— Start of Data for this task —

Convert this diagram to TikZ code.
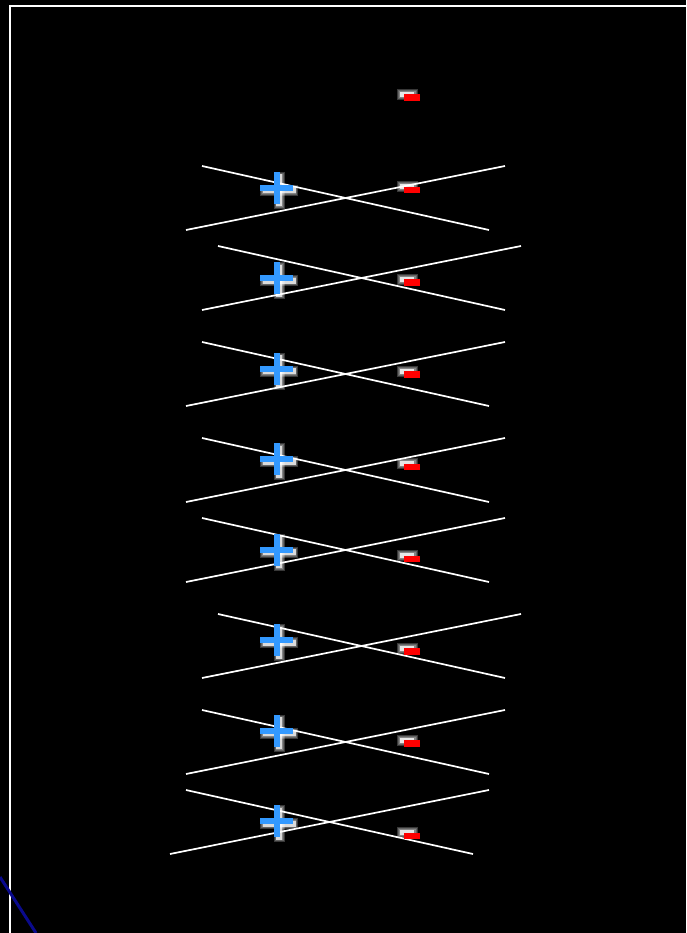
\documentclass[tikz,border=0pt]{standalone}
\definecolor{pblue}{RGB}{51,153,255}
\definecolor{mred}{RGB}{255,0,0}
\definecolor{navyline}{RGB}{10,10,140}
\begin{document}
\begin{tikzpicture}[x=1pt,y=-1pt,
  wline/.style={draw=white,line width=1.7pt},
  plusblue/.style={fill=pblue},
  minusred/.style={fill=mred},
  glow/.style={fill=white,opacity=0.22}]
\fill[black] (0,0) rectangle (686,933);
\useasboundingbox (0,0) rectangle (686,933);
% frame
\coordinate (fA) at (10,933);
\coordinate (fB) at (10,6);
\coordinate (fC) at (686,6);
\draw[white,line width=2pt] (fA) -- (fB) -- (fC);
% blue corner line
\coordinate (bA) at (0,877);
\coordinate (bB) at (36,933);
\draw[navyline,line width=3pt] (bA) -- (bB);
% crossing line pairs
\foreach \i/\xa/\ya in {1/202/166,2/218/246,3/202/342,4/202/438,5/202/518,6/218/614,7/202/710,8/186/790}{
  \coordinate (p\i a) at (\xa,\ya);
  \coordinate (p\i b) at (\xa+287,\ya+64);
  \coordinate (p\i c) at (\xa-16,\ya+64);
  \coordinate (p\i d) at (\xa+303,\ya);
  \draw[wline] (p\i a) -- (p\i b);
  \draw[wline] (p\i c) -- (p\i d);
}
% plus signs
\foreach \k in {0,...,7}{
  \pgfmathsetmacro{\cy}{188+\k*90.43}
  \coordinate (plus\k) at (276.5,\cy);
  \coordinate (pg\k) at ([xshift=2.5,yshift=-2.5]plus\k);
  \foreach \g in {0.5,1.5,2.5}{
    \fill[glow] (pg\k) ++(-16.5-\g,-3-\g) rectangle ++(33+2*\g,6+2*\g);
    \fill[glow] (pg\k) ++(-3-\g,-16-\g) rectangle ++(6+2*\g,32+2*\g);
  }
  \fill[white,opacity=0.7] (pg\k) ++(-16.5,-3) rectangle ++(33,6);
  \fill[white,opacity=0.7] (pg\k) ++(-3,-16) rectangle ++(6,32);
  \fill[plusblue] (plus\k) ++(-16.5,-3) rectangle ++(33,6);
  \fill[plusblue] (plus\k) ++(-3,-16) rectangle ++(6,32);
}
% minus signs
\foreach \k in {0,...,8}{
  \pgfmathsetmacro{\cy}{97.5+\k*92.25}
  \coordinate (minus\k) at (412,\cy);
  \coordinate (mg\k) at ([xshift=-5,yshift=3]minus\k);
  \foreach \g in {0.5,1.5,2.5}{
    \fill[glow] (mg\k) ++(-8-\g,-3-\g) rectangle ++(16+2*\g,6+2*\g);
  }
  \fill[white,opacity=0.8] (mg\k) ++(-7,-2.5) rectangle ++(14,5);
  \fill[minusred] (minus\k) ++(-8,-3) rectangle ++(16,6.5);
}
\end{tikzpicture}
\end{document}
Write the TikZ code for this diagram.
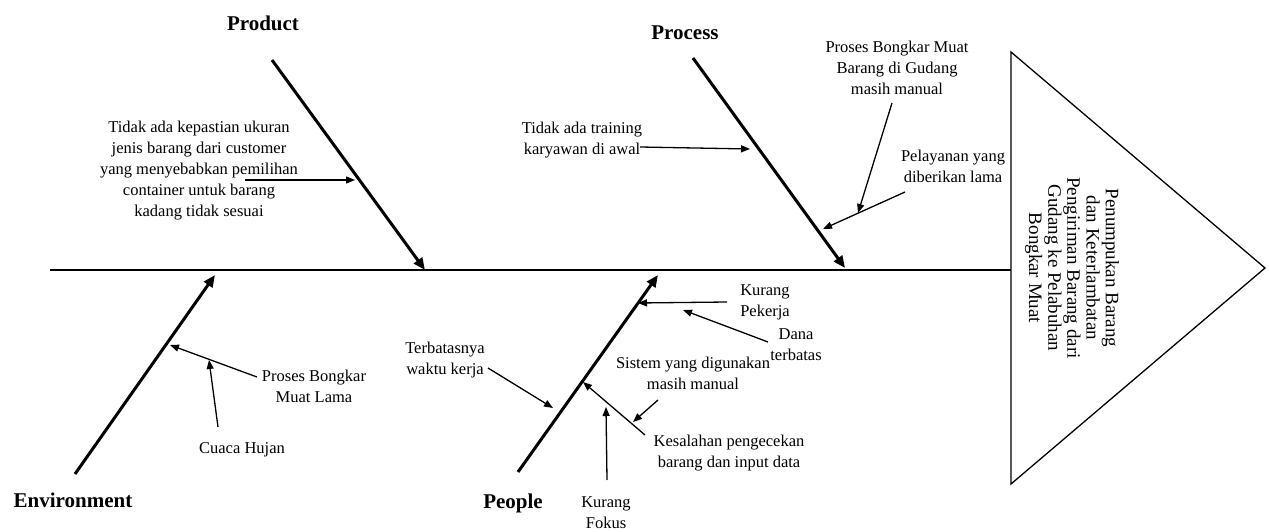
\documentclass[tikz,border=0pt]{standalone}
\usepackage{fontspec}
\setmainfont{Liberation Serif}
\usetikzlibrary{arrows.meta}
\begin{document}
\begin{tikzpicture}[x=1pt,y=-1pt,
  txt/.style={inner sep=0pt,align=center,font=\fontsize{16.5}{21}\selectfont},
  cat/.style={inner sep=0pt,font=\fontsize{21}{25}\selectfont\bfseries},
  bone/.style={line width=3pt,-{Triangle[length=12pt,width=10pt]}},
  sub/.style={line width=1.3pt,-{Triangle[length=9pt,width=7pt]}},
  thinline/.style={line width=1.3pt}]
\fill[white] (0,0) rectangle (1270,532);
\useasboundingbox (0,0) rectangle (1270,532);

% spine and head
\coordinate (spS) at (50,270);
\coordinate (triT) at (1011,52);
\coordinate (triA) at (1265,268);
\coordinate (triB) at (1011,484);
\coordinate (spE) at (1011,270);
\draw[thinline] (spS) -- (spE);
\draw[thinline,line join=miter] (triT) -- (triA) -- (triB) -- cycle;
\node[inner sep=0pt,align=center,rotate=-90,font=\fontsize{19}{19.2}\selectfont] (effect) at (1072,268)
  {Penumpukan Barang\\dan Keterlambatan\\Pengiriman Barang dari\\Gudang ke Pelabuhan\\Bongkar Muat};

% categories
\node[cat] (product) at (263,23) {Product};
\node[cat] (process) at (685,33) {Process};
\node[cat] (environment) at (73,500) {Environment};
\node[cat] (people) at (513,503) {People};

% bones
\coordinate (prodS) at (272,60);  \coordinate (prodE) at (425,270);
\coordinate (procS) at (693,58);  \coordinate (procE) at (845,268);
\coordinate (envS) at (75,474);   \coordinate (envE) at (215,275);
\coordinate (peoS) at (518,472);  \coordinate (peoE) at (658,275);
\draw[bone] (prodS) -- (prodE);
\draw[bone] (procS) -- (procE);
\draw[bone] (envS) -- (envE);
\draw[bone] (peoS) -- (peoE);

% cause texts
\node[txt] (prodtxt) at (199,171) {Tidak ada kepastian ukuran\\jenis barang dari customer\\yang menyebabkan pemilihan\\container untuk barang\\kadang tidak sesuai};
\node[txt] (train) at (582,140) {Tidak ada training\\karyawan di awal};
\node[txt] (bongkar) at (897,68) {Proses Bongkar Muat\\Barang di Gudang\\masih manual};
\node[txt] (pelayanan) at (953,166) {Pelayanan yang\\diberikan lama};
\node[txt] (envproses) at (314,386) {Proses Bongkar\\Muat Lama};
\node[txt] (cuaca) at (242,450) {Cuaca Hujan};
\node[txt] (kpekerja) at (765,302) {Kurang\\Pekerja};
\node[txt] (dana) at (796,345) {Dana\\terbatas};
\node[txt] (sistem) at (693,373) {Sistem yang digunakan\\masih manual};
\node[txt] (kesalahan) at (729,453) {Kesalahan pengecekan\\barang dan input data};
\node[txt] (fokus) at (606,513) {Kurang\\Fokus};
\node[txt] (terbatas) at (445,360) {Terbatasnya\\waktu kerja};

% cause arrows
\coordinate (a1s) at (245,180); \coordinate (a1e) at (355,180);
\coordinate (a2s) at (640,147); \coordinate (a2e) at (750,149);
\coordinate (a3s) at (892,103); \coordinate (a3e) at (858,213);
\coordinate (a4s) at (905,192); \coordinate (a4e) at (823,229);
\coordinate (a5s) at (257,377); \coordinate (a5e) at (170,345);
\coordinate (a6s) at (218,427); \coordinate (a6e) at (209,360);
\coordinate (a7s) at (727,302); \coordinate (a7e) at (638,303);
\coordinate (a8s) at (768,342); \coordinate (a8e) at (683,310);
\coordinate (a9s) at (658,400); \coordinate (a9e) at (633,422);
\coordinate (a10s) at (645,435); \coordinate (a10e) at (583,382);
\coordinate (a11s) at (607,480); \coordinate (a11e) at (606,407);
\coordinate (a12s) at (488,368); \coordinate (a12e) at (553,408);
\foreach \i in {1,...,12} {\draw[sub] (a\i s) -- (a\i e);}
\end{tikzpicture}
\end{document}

— End of Data for this task —

• Job
In your copy, leave out the pictures and reproduce the material above exactly.

• Task answer
Convert this diagram to TikZ code.
\documentclass[tikz,border=0pt]{standalone}
\definecolor{pblue}{RGB}{51,153,255}
\definecolor{mred}{RGB}{255,0,0}
\definecolor{navyline}{RGB}{10,10,140}
\begin{document}
\begin{tikzpicture}[x=1pt,y=-1pt,
  wline/.style={draw=white,line width=1.7pt},
  plusblue/.style={fill=pblue},
  minusred/.style={fill=mred},
  glow/.style={fill=white,opacity=0.22}]
\fill[black] (0,0) rectangle (686,933);
\useasboundingbox (0,0) rectangle (686,933);
% frame
\coordinate (fA) at (10,933);
\coordinate (fB) at (10,6);
\coordinate (fC) at (686,6);
\draw[white,line width=2pt] (fA) -- (fB) -- (fC);
% blue corner line
\coordinate (bA) at (0,877);
\coordinate (bB) at (36,933);
\draw[navyline,line width=3pt] (bA) -- (bB);
% crossing line pairs
\foreach \i/\xa/\ya in {1/202/166,2/218/246,3/202/342,4/202/438,5/202/518,6/218/614,7/202/710,8/186/790}{
  \coordinate (p\i a) at (\xa,\ya);
  \coordinate (p\i b) at (\xa+287,\ya+64);
  \coordinate (p\i c) at (\xa-16,\ya+64);
  \coordinate (p\i d) at (\xa+303,\ya);
  \draw[wline] (p\i a) -- (p\i b);
  \draw[wline] (p\i c) -- (p\i d);
}
% plus signs
\foreach \k in {0,...,7}{
  \pgfmathsetmacro{\cy}{188+\k*90.43}
  \coordinate (plus\k) at (276.5,\cy);
  \coordinate (pg\k) at ([xshift=2.5,yshift=-2.5]plus\k);
  \foreach \g in {0.5,1.5,2.5}{
    \fill[glow] (pg\k) ++(-16.5-\g,-3-\g) rectangle ++(33+2*\g,6+2*\g);
    \fill[glow] (pg\k) ++(-3-\g,-16-\g) rectangle ++(6+2*\g,32+2*\g);
  }
  \fill[white,opacity=0.7] (pg\k) ++(-16.5,-3) rectangle ++(33,6);
  \fill[white,opacity=0.7] (pg\k) ++(-3,-16) rectangle ++(6,32);
  \fill[plusblue] (plus\k) ++(-16.5,-3) rectangle ++(33,6);
  \fill[plusblue] (plus\k) ++(-3,-16) rectangle ++(6,32);
}
% minus signs
\foreach \k in {0,...,8}{
  \pgfmathsetmacro{\cy}{97.5+\k*92.25}
  \coordinate (minus\k) at (412,\cy);
  \coordinate (mg\k) at ([xshift=-5,yshift=3]minus\k);
  \foreach \g in {0.5,1.5,2.5}{
    \fill[glow] (mg\k) ++(-8-\g,-3-\g) rectangle ++(16+2*\g,6+2*\g);
  }
  \fill[white,opacity=0.8] (mg\k) ++(-7,-2.5) rectangle ++(14,5);
  \fill[minusred] (minus\k) ++(-8,-3) rectangle ++(16,6.5);
}
\end{tikzpicture}
\end{document}
Write the TikZ code for this diagram.
\documentclass[tikz,border=0pt]{standalone}
\usepackage{fontspec}
\setmainfont{Liberation Serif}
\usetikzlibrary{arrows.meta}
\begin{document}
\begin{tikzpicture}[x=1pt,y=-1pt,
  txt/.style={inner sep=0pt,align=center,font=\fontsize{16.5}{21}\selectfont},
  cat/.style={inner sep=0pt,font=\fontsize{21}{25}\selectfont\bfseries},
  bone/.style={line width=3pt,-{Triangle[length=12pt,width=10pt]}},
  sub/.style={line width=1.3pt,-{Triangle[length=9pt,width=7pt]}},
  thinline/.style={line width=1.3pt}]
\fill[white] (0,0) rectangle (1270,532);
\useasboundingbox (0,0) rectangle (1270,532);

% spine and head
\coordinate (spS) at (50,270);
\coordinate (triT) at (1011,52);
\coordinate (triA) at (1265,268);
\coordinate (triB) at (1011,484);
\coordinate (spE) at (1011,270);
\draw[thinline] (spS) -- (spE);
\draw[thinline,line join=miter] (triT) -- (triA) -- (triB) -- cycle;
\node[inner sep=0pt,align=center,rotate=-90,font=\fontsize{19}{19.2}\selectfont] (effect) at (1072,268)
  {Penumpukan Barang\\dan Keterlambatan\\Pengiriman Barang dari\\Gudang ke Pelabuhan\\Bongkar Muat};

% categories
\node[cat] (product) at (263,23) {Product};
\node[cat] (process) at (685,33) {Process};
\node[cat] (environment) at (73,500) {Environment};
\node[cat] (people) at (513,503) {People};

% bones
\coordinate (prodS) at (272,60);  \coordinate (prodE) at (425,270);
\coordinate (procS) at (693,58);  \coordinate (procE) at (845,268);
\coordinate (envS) at (75,474);   \coordinate (envE) at (215,275);
\coordinate (peoS) at (518,472);  \coordinate (peoE) at (658,275);
\draw[bone] (prodS) -- (prodE);
\draw[bone] (procS) -- (procE);
\draw[bone] (envS) -- (envE);
\draw[bone] (peoS) -- (peoE);

% cause texts
\node[txt] (prodtxt) at (199,171) {Tidak ada kepastian ukuran\\jenis barang dari customer\\yang menyebabkan pemilihan\\container untuk barang\\kadang tidak sesuai};
\node[txt] (train) at (582,140) {Tidak ada training\\karyawan di awal};
\node[txt] (bongkar) at (897,68) {Proses Bongkar Muat\\Barang di Gudang\\masih manual};
\node[txt] (pelayanan) at (953,166) {Pelayanan yang\\diberikan lama};
\node[txt] (envproses) at (314,386) {Proses Bongkar\\Muat Lama};
\node[txt] (cuaca) at (242,450) {Cuaca Hujan};
\node[txt] (kpekerja) at (765,302) {Kurang\\Pekerja};
\node[txt] (dana) at (796,345) {Dana\\terbatas};
\node[txt] (sistem) at (693,373) {Sistem yang digunakan\\masih manual};
\node[txt] (kesalahan) at (729,453) {Kesalahan pengecekan\\barang dan input data};
\node[txt] (fokus) at (606,513) {Kurang\\Fokus};
\node[txt] (terbatas) at (445,360) {Terbatasnya\\waktu kerja};

% cause arrows
\coordinate (a1s) at (245,180); \coordinate (a1e) at (355,180);
\coordinate (a2s) at (640,147); \coordinate (a2e) at (750,149);
\coordinate (a3s) at (892,103); \coordinate (a3e) at (858,213);
\coordinate (a4s) at (905,192); \coordinate (a4e) at (823,229);
\coordinate (a5s) at (257,377); \coordinate (a5e) at (170,345);
\coordinate (a6s) at (218,427); \coordinate (a6e) at (209,360);
\coordinate (a7s) at (727,302); \coordinate (a7e) at (638,303);
\coordinate (a8s) at (768,342); \coordinate (a8e) at (683,310);
\coordinate (a9s) at (658,400); \coordinate (a9e) at (633,422);
\coordinate (a10s) at (645,435); \coordinate (a10e) at (583,382);
\coordinate (a11s) at (607,480); \coordinate (a11e) at (606,407);
\coordinate (a12s) at (488,368); \coordinate (a12e) at (553,408);
\foreach \i in {1,...,12} {\draw[sub] (a\i s) -- (a\i e);}
\end{tikzpicture}
\end{document}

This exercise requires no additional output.